The Triangle, North Carolina: The Storm of Evictions after Helene

It’s been a little over two months since Hurricane Helene caused immense destruction, killing over 100 people in North Carolina alone. In a region where many people’s livelihoods depended on the tourist industry that is now in shambles, what do people do when they can’t pay rent? Government assistance is available to some people, but nowhere near enough. As of mid-October, 225 new eviction cases were filed in Buncombe County. Even when people live in units that are unsafe or lack necessities, tenants in North Carolina don’t have the legal right to withhold rent.

Eviction moratoriums were passed during COVID; why not now? A hurricane may be a “natural disaster,” but the real disaster is a system that denies us basic resources, like shelter, that we need for survival.

Bay Area, California: Hiring Freeze for the Holidays

This article is based on the Speak Out Now healthcare newsletter at Kaiser and Highland Hospitals in Oakland, CA.

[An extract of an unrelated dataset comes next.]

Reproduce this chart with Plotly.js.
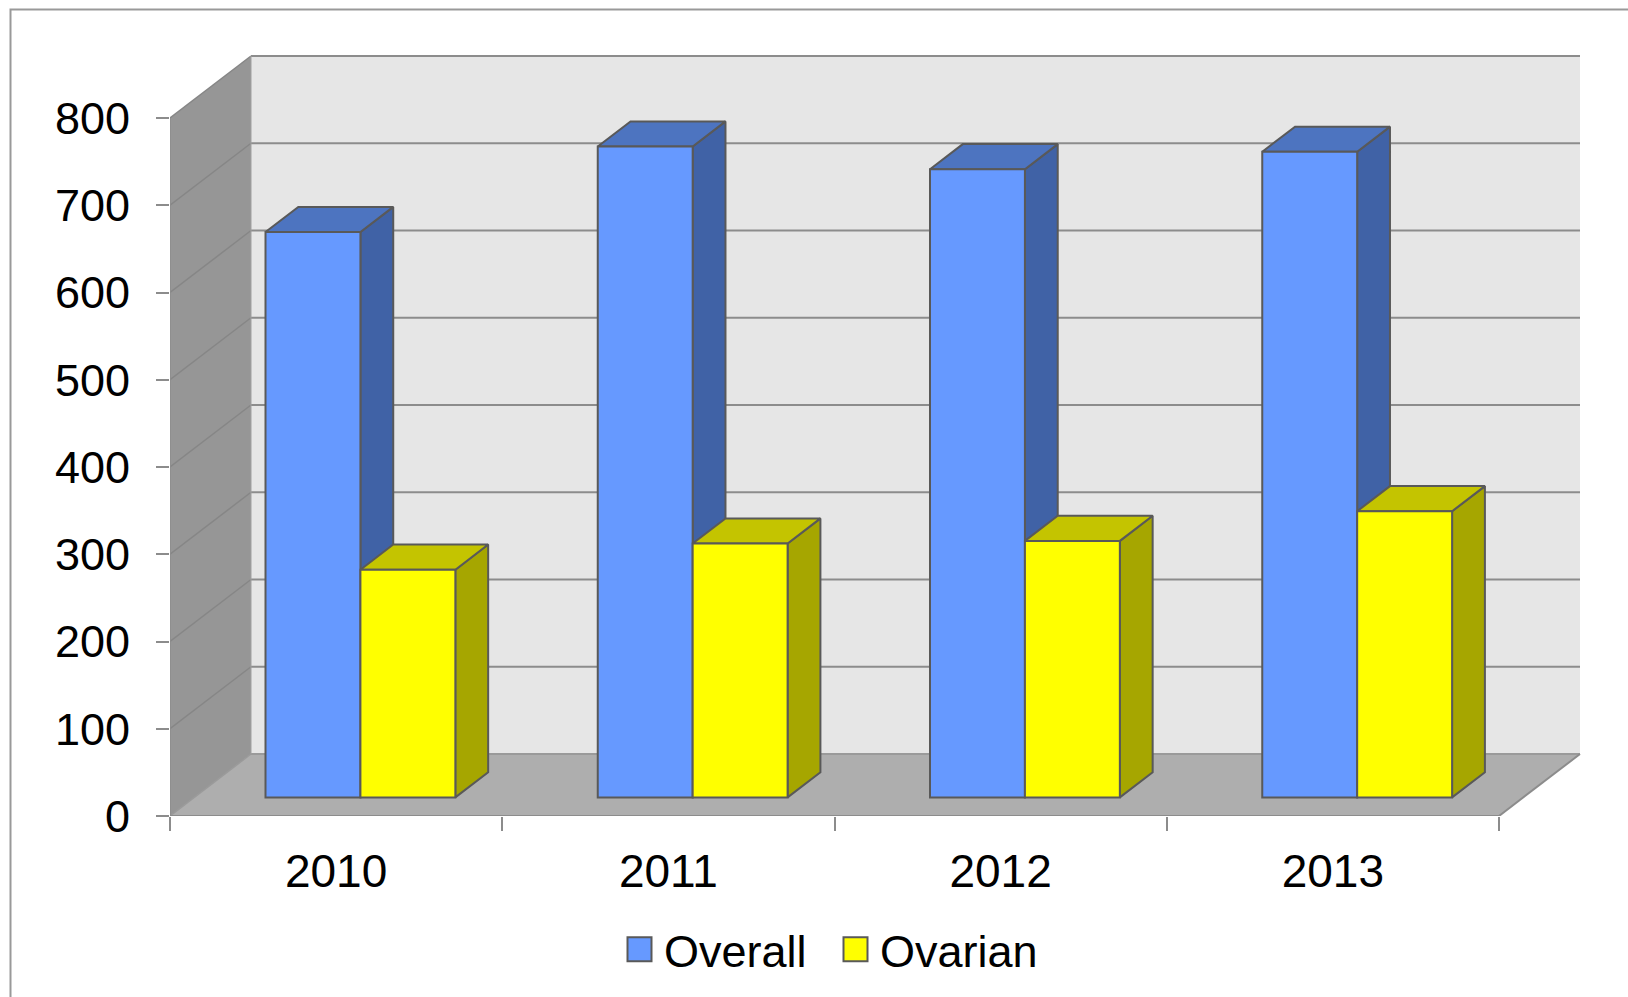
<!DOCTYPE html>
<html><head><meta charset="utf-8">
<script src="https://cdn.plot.ly/plotly-3.0.1.min.js"></script>
<style>
html,body{margin:0;padding:0;background:#fff;overflow:hidden}
#chart{width:1628px;height:997px}
.legendpoints path{d:path("M12,12H-12V-12H12Z")}
</style></head><body><div id="chart"></div>
<script>
const years = ["2010","2011","2012","2013"];
const overallValues = [648,746,720,740];
const ovarianValues = [261,291,294,328];
const yTicks = [0,100,200,300,400,500,600,700,800];

const FONT = '"Liberation Sans", Arial, sans-serif';
const W = 1628, H = 997;
const M = {l:170, r:38, t:50, b:181, autoexpand:false};
const plotW = W - M.l - M.r, plotH = H - M.t - M.b;
const xMax = plotW / 332.25, yMax = plotH / 0.8725;
const DX = 81 / 332.25, DY = 62 / 0.8725;     // wall depth projected in axis units
const barW = 1 / 3.5, frontDepth = 0.3, barDepth = 0.405;
const nCat = years.length;

const center = i => i + 0.5 + frontDepth * DX;
const poly = pts => 'M' + pts.map(p => p.join(',')).join('L') + 'Z';
const seg = (a,b,color,width) => ({type:'line',xref:'x',yref:'y',layer:'below',x0:a[0],y0:a[1],x1:b[0],y1:b[1],line:{color,width}});
const fillShape = (pts,color) => ({type:'path',xref:'x',yref:'y',layer:'below',path:poly(pts),fillcolor:color,line:{width:0}});

const shapes = [
  fillShape([[DX,DY],[nCat+DX,DY],[nCat+DX,800+DY],[DX,800+DY]], '#e6e6e6'),
  fillShape([[0,0],[DX,DY],[DX,800+DY],[0,800]], '#969696'),
  fillShape([[0,0],[nCat,0],[nCat+DX,DY],[DX,DY]], '#aeaeae'),
];
yTicks.forEach(v => {
  if (v > 0) {
    shapes.push(seg([DX,v+DY],[nCat+DX,v+DY],'#8c8c8c',2));
    shapes.push(seg([0,v],[DX,v+DY],'#868686',1.5));
  }
});
shapes.push(seg([DX,DY],[nCat+DX,DY],'#9a9a9a',2));
shapes.push(seg([0,0],[DX,DY],'#9a9a9a',1.5));
shapes.push(seg([nCat,0],[nCat+DX,DY],'#8c8c8c',2));
shapes.push(seg([0,0],[nCat,0],'#8c8c8c',2));
shapes.push(seg([0,0],[0,800],'#8c8c8c',1.5));
shapes.push(seg([DX,0+DY],[DX,800+DY],'#a0a0a0',1));
// outer chart frame (runs off the right and bottom edges)
const px = x => (x - M.l) / plotW, py = y => 1 - (y - M.t) / plotH;
shapes.push({type:'path',xref:'paper',yref:'paper',layer:'below',
  path:`M${px(10.5)},${py(H+5)}L${px(10.5)},${py(9.5)}L${px(W+5)},${py(9.5)}`,
  line:{color:'#999999',width:2}});

function faces(values, side) {
  const sx = [], sy = [], tx = [], ty = [];
  const base = frontDepth * DY, dx = barDepth * DX, dy = barDepth * DY;
  values.forEach((v,i) => {
    const l = center(i) + (side < 0 ? -barW : 0), r = l + barW, top = base + v;
    sx.push(r,r+dx,r+dx,r,r,null); sy.push(base,base+dy,top+dy,top,base,null);
    tx.push(l,l+dx,r+dx,r,l,null); ty.push(top,top+dy,top+dy,top,top,null);
  });
  return {sx,sy,tx,ty};
}
const faceTrace = (x,y,color) => ({type:'scatter',mode:'lines',x,y,fill:'toself',fillcolor:color,
  line:{color:'#595959',width:2},showlegend:false,hoverinfo:'skip',xaxis:'x',yaxis:'y'});
const a = faces(overallValues,-1), b = faces(ovarianValues,1);
const barTrace = (name,values,side,color) => ({type:'bar',name,
  x:values.map((_,i)=>center(i)+side*barW/2), y:values, base:values.map(()=>frontDepth*DY),
  width:barW, xaxis:'x2', yaxis:'y2', hoverinfo:'skip',
  marker:{color,line:{color:'#595959',width:2}}});

const traces = [
  faceTrace(a.sx,a.sy,'#4062a6'), faceTrace(a.tx,a.ty,'#4d74c0'),
  faceTrace(b.sx,b.sy,'#a6a600'), faceTrace(b.tx,b.ty,'#c4c400'),
  barTrace('Overall',overallValues,-1,'#6699ff'),
  barTrace('Ovarian',ovarianValues,1,'#ffff00'),
];

const catTicks = years.map((_,i)=>i+0.5);
const edgeTicks = [0,1,2,3,4];
const layout = {
  width:W,height:H,margin:M,paper_bgcolor:'#fff',plot_bgcolor:'#fff',
  font:{family:FONT,size:45,color:'#000'},
  barmode:'overlay',showlegend:true,shapes,
  xaxis:{range:[0,xMax],tickmode:'array',tickvals:edgeTicks,ticktext:edgeTicks.map(()=>''),
    ticks:'outside',ticklen:14,tickwidth:2,tickcolor:'#8c8c8c',showgrid:false,zeroline:false,showline:false,fixedrange:true},
  yaxis:{range:[0,yMax],tickmode:'array',tickvals:yTicks,ticktext:yTicks.map(String),
    ticks:'outside',ticklen:13,tickwidth:2,tickcolor:'#8c8c8c',ticklabelstandoff:17,
    tickfont:{family:FONT,size:45,color:'#000'},showgrid:false,zeroline:false,showline:false,fixedrange:true},
  xaxis2:{range:[0,xMax],overlaying:'x',anchor:'y2',side:'bottom',tickmode:'array',tickvals:catTicks,ticktext:years,
    ticks:'',ticklabelstandoff:24,tickfont:{family:FONT,size:46,color:'#000'},showgrid:false,zeroline:false,showline:false,fixedrange:true},
  yaxis2:{range:[0,yMax],overlaying:'y',anchor:'x2',visible:false,fixedrange:true},
  legend:{orientation:'h',x:(615-M.l)/plotW,xanchor:'left',y:py(913.5),yanchor:'top',
    font:{family:FONT,size:45,color:'#000'},itemwidth:39,entrywidth:162,entrywidthmode:'pixels',
    bgcolor:'rgba(0,0,0,0)',borderwidth:0,itemclick:false,itemdoubleclick:false}
};
Plotly.newPlot('chart',traces,layout,{displayModeBar:false});
</script></body></html>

Alameda Health System (AHS, which includes Highland Hospital in Oakland) sent out an email last week that most new hiring will be deferred until the New Year. They gave a confusing explanation about their line of credit, which helps fund operations, being nearly maxed out. So now, as if the belt wasn’t tight enough, the administration is demanding workers tighten it even more.

How can it be that in one of the biggest counties, in one of the wealthiest states, in the wealthiest country, there aren’t enough funds to provide for the health needs of the highest risk population? How is healthcare not a basic priority that is always funded adequately?

Baltimore, Maryland: Sanitation Workers Speak Out

Two trash collection workers at Baltimore’s Department of Public Works (DPW) have died on the job from unsafe working conditions in 2024. Recent investigations have exposed how dangerous and undignified it is to work at DPW; there is often no access to water, air conditioning, or bathroom breaks. On December 5, another DPW worker suffered severe injuries on the job.

Now, a few DPW workers are stepping up to resist the hazards that the city forces on them. Workers, their families, and local supporters came together to speak out in front of City Hall and again at the Mayor’s Christmas Parade. Their demands include adequate safety equipment and procedures, improved working conditions, and fair wages.

We shouldn’t accept that Baltimore’s government risks the lives of its most essential workers. We must support workers everywhere standing up and speaking out against injustices!

Newark, New Jersey: Drought in NJ!

In the summer and fall of 2024, New Jersey/New York area faced the worst drought since the 1890s, when recorded rainfall records began. Few rainy days this summer, combined with above average temperatures, put the entire northeastern U.S. in moderate drought conditions, while most of New Jersey and southern New York State have remained in severe drought. Reservoirs in New York and north Jersey are well below normal levels. This summer and fall, New Jersey alone has experienced an estimated 500 wildfires. A few burned for weeks and forced hundreds of evacuations.

These conditions aren’t normal. Things will get worse unless we take action to stop the climate problem at its root.